Welcome to another amazing interview here at Trainwreck’d Society for our crazy fun Comedy Showcase. We have another interview with an absolutely brilliant stand up comedian who is a treasure of the modern times. His name is Shane Torres, and he is just about as good as it gets in the world of stand up comedy. He is just so damn funny, and honest, and as real as you can get these days. I seriously cannot say enough great things about this cat. His album, Established 1981, was on our list of great comedy albums last tuesday, and I would add to that by saying that it is one of the greatest comedy albums I have ever heard. I seriously love this guy so much. Although, Shane….please get a haircut. For you, for everyone!

As many of you who follow the in’s and out’s and in’s again of all things TWS, I am a huge fan of the podcast known as All Fantasy Everything. Shane has been a frequent guest on the show, and is a dear friend (or “enemy”) of the show that features our dear friends and past guests Sean Jordan and David Gborie, and frequent guest of the pod, Amy Miller (*cough* Ian, what the fuck? answer my e-mails! Corden won’t care! *fake cough again*). This is actually where I discovered the glory of Shane Torres. And I am so happy that I have. So many of my favorite folks in the world of comedy have had Conan sets, and we have talked with a lot of them in the past including some of aforementioned comedians in this very piece. Hell, we even spoke with current Conan writer, Laurie Kilmartin! But, I will make a stand right now and say that Shane Torres as officially had the greatest nine-ish minutes in Late Night comedy history when he has appeared on two different Conan sets. He’s just so amazing at what he does, and we are so excited to have him on the site today. It’s such a blessing to have him in our digital presence.

Also, it is worth noting that there is currently a large bounty out on Shane’s pony tail by the folks at All Fantasy Everything. And I would like to reiterate what the host and co-host of the show would say….DO NOT DO THIS! Please, do not find a way to sneak up on Shane, cut his pony tail off, and hand deliver it to the Good Vibes Gang at the Roost in L.A. to receive your reward. DO NOT do this. If you are even contemplating do this…please purchase Established 1981 first, go to a his live shows if you can, and decide if you really thing this is a good idea.

Alright, all jokes aside (or are they?), please enjoy some amazing words from one of the finest stand up comedians of this generation, the amazing Shane Torres!!

When did you first realize that you were a hilarious human being, and you wanted to make people laugh for a living? What drew you to the world of stand up comedy?

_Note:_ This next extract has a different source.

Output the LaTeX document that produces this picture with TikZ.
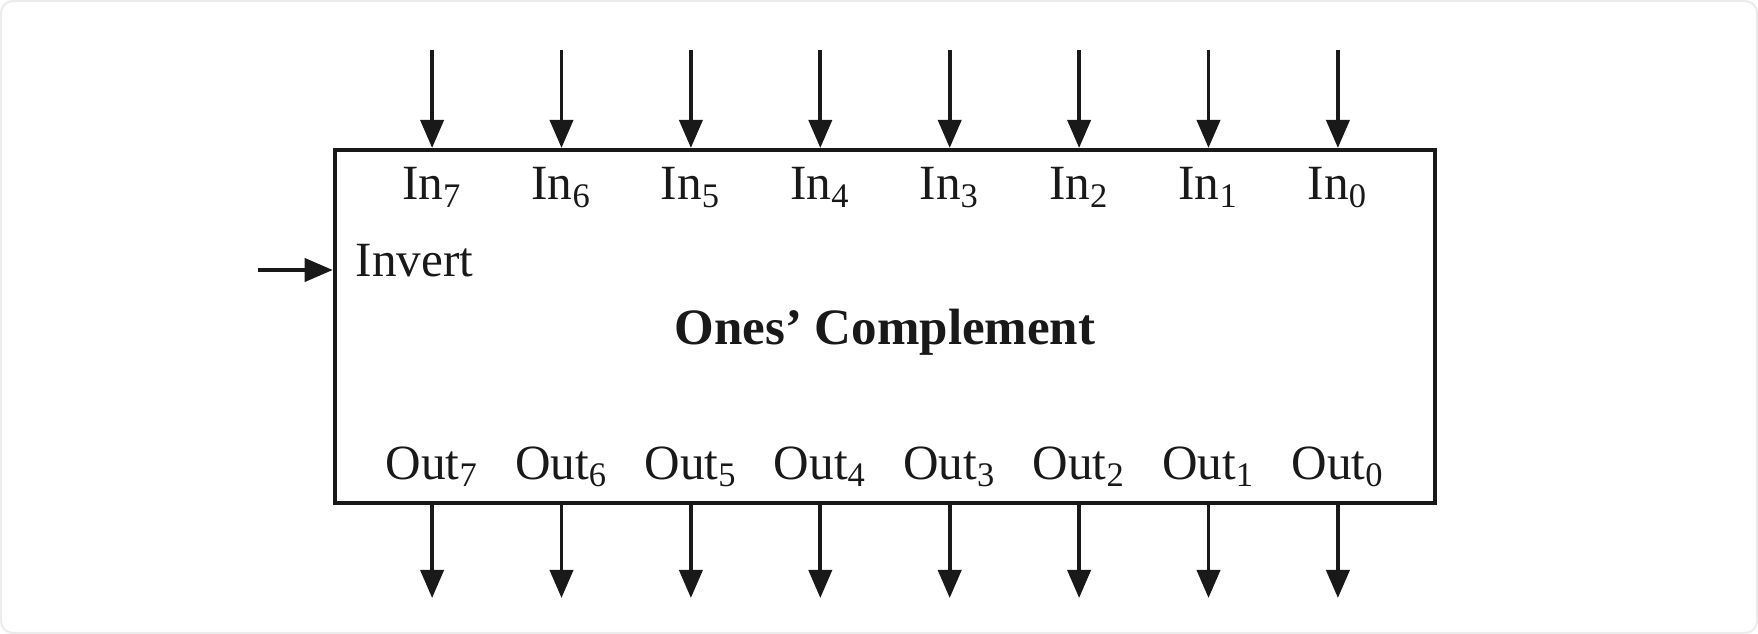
\documentclass[tikz,border=0pt]{standalone}
\usepackage{fontspec}
\setmainfont{Liberation Serif}
\usetikzlibrary{positioning, arrows.meta}

\begin{document}
\begin{tikzpicture}[x=0.01cm, y=-0.01cm,
    wire/.style={line width=1.1pt, draw=black!90, -{Triangle[length=0.28cm, width=0.23cm]}},
    pin/.style={font=\fontsize{14}{16}\selectfont, inner sep=0pt, anchor=base, text=black!90}]
    \useasboundingbox (0,0) rectangle (1758,634);
    \draw [gray!15, line width=0.6pt, rounded corners=3.4pt] (1,1) rectangle (1757,633);
    % The block
    \node (C) [draw=black!90, line width=1.1pt, minimum width=11cm, minimum height=3.53cm, inner sep=0pt] at (885,326.5) {};
    \node (title) [font=\bfseries\fontsize{14.5}{17}\selectfont, anchor=base, text=black!90] at (885,345) {Ones’ Complement};
    % Data inputs and outputs
    \foreach \i in {0,...,7} {
        \coordinate (t\i) at ({885+(3.5-\i)*129.4}, 50);
        \coordinate (b\i) at ({885+(3.5-\i)*129.4}, 598);
        \draw [wire] (t\i) -- (t\i |- C.north);
        \draw [wire] (b\i |- C.south) -- (b\i);
        \node (in\i) [pin] at ({885+(3.5-\i)*129.4}, 200) {In\textsubscript{\i}};
        \node (out\i) [pin] at ({885+(3.5-\i)*129.4}, 479) {Out\textsubscript{\i}};
    }
    % Control input
    \coordinate (inv) at (258,270);
    \draw [wire] (inv) -- (inv -| C.west);
    \node (invert) [pin, anchor=base west] at (355,277) {Invert};
\end{tikzpicture}
\end{document}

Thank you, I don’t know if it was the first time I did stand up that I thought I was funny, but I did know after I did it that I wanted to do it for a living. Fell in love with right away.

You will forever been embedded into the legendary Portland comedy royalty alongside our past guests like Matt Braunger, Sean Jordan, and Amy Miller, and (hopefully future guests) Ian Karmel, Ron Funches, & more. What was the PDX scene like at that time? Did you realize at the time that you were a part of something special?

I think what I would say about the Portland scene at the time is that it was drunk and we were all trying so hard and we made it each other better. Just by trying to be good at comedy. It was a really special time in my life for sure and I think we all realized that we had some potential. in those early years though no one was on TV or anything yet so we were just loving it.

The scene was filled with brilliant people that you may not know about Christian Ricketts, Whitney Streed, Phil Schalberger, Gabe Dinger. Andy Wood,  Kristine Levine, Dax Jordan and of course the generation before us Auggie Smith and the rest of them. There were also people who put o shows and produced festivals that helped the scenes a great deal and made opportunities happen.

The aforementioned folks all decided to move down south to LA, you went east to New York. What made you decide that New York was a better fit for you? What was it about that scene that drew you to it?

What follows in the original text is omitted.